If you'd like to have your horse pull a wagon, buggy, sleigh, trailer or other load, you must harness him. With a harness, you can properly guide and control your horse. It also ensures that the horse can comfortably and steadily pull whatever load you attach to the harness. If you don't put the harness on correctly, you could injure the horse. Thankfully, harnessing a horse is a relatively straightforward process.
Brush your horse. His coat should be free of dirt and debris prior to harnessing her. Otherwise, debris and dirt could rub between the harness and your horse's skin, leading to irritation. Use a dry brush to clean all areas where the harness will rest.
Place the harness collar around the horse's neck. Put a collar pad underneath the collar to keep your horse comfortable. The collar should rest firmly and evenly at the horse's breast level.
Lay the harness on top of the collar. The harness's square flats will lay on top of the collar.
Tighten the hame strap. This strap is the portion of the harness that goes across the horse's chest. This strap must be secure for the harness to function properly.
Put the harness saddle on the horse. It should sit slightly farther back than a standard riding saddle. The saddle's girth will go underneath the horse's belly. Tighten it until it is snug and secure.

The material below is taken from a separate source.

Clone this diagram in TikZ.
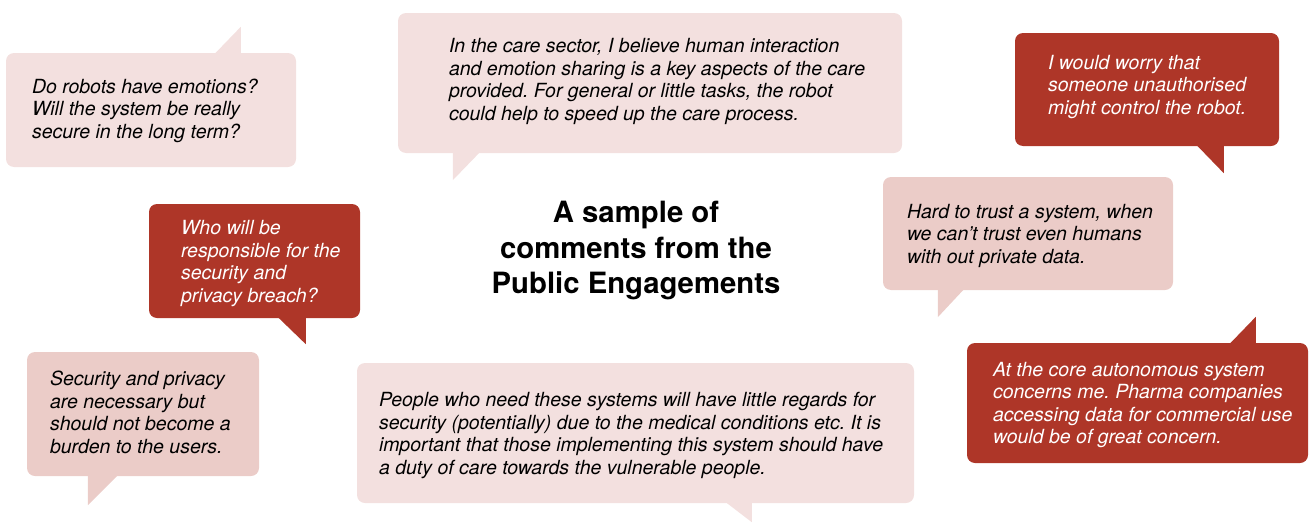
\documentclass[tikz,border=0pt]{standalone}
\usepackage{fontspec}
\setmainfont{TeX Gyre Heros}
\frenchspacing
\definecolor{pinklight}{RGB}{243,224,223}
\definecolor{pinkmid}{RGB}{235,204,200}
\definecolor{redbox}{RGB}{174,54,40}
\begin{document}
\begin{tikzpicture}[x=1pt,y=-1pt,
  boxshape/.style={rectangle, rounded corners=8pt, inner sep=0pt, anchor=center},
  light/.style={boxshape, fill=pinklight},
  mid/.style={boxshape, fill=pinkmid},
  dark/.style={boxshape, fill=redbox},
  saytext/.style={anchor=west, inner sep=0pt, align=left, font=\fontsize{19.5}{22.5}\selectfont\itshape\frenchspacing},
  darktext/.style={saytext, text=white},
  lighttext/.style={saytext, text=black},
  titletext/.style={align=center, inner sep=0pt, font=\fontsize{29.3}{35.5}\selectfont\bfseries}
]
\path[use as bounding box] (0,0) rectangle (1309,522);

% A
\node[light, minimum width=290pt, minimum height=114pt] (a) at (151,110) {};
\fill[pinklight] ([xshift=206pt,yshift=-4pt]a.north west) -- ([xshift=235pt,yshift=26pt]a.north west) -- ([xshift=235pt,yshift=-4pt]a.north west) -- cycle;
\node[lighttext] (at) at ([xshift=26pt,yshift=-0.5pt]a.west) {Do robots have emotions?\\Will the system be really\\secure in the long term?};

% B
\node[light, minimum width=504pt, minimum height=140pt] (b) at (650,83) {};
\fill[pinklight] ([xshift=55pt,yshift=4pt]b.south west) -- ([xshift=55pt,yshift=-27pt]b.south west) -- ([xshift=85pt,yshift=4pt]b.south west) -- cycle;
\node[lighttext] (bt) at ([xshift=51pt,yshift=1.5pt]b.west) {In the care sector, I believe human interaction\\and emotion sharing is a key aspects of the care\\provided. For general or little tasks, the robot\\could help to speed up the care process.};

% C
\node[dark, minimum width=264pt, minimum height=113pt] (c) at (1147,89.5) {};
\fill[redbox] ([xshift=179pt,yshift=4pt]c.south west) -- ([xshift=209pt,yshift=-27pt]c.south west) -- ([xshift=209pt,yshift=4pt]c.south west) -- cycle;
\node[darktext] (ct) at ([xshift=33pt,yshift=2.5pt]c.west) {I would worry that\\someone unauthorised\\might control the robot.};

% D
\node[dark, minimum width=211pt, minimum height=114pt] (d) at (254.5,261) {};
\fill[redbox] ([xshift=126pt,yshift=4pt]d.south west) -- ([xshift=157pt,yshift=-26pt]d.south west) -- ([xshift=157pt,yshift=4pt]d.south west) -- cycle;
\node[darktext] (dt) at ([xshift=32pt,yshift=-2.5pt]d.west) {Who will be\\responsible for the\\security and\\privacy breach?};

% E
\node[mid, minimum width=290pt, minimum height=113pt] (e) at (1028,233.5) {};
\fill[pinkmid] ([xshift=55pt,yshift=4pt]e.south west) -- ([xshift=55pt,yshift=-27pt]e.south west) -- ([xshift=84pt,yshift=4pt]e.south west) -- cycle;
\node[lighttext] (et) at ([xshift=24pt,yshift=-2pt]e.west) {Hard to trust a system, when\\we can’t trust even humans\\with out private data.};

% F
\node[dark, minimum width=341pt, minimum height=120pt] (f) at (1137.5,403) {};
\fill[redbox] ([xshift=260pt,yshift=-4pt]f.north west) -- ([xshift=289pt,yshift=26pt]f.north west) -- ([xshift=289pt,yshift=-4pt]f.north west) -- cycle;
\node[darktext] (ft) at ([xshift=26pt,yshift=-2pt]f.west) {At the core autonomous system\\concerns me. Pharma companies\\accessing data for commercial use\\would be of great concern.};

% G
\node[mid, minimum width=232pt, minimum height=124pt] (g) at (143,414) {};
\fill[pinkmid] ([xshift=61pt,yshift=4pt]g.south west) -- ([xshift=61pt,yshift=-29pt]g.south west) -- ([xshift=94pt,yshift=4pt]g.south west) -- cycle;
\node[lighttext] (gt) at ([xshift=23pt,yshift=1.5pt]g.west) {Security and privacy\\are necessary but\\should not become a\\burden to the users.};

% H
\node[light, minimum width=557pt, minimum height=140pt] (h) at (635.5,433) {};
\fill[pinklight] ([xshift=365pt,yshift=4pt]h.south west) -- ([xshift=395pt,yshift=-19pt]h.south west) -- ([xshift=395pt,yshift=4pt]h.south west) -- cycle;
\node[lighttext] (ht) at ([xshift=22pt,yshift=-2.5pt]h.west) {People who need these systems will have little regards for\\security (potentially) due to the medical conditions etc. It is\\important that those implementing this system should have\\a duty of care towards the vulnerable people.};

% Title
\node[titletext] (title) at (636,251) {A sample of\\comments from the\\Public Engagements};
\end{tikzpicture}
\end{document}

Bridle the horse. You can put on the bridle as you would a normal riding bridle; however, a harness bridle's reins are much longer. Place the bit in the horse's mouth and the top of the bridle over the horse's ears. Fasten the bridle's throat latch underneath the horse's throat.
Thread the reins through the harness's bridle guides. Your horse is now ready to pull a load.
Never use a broken harness. It could injure you or your horse.
Tips and warnings
- Never use a broken harness. It could injure you or your horse.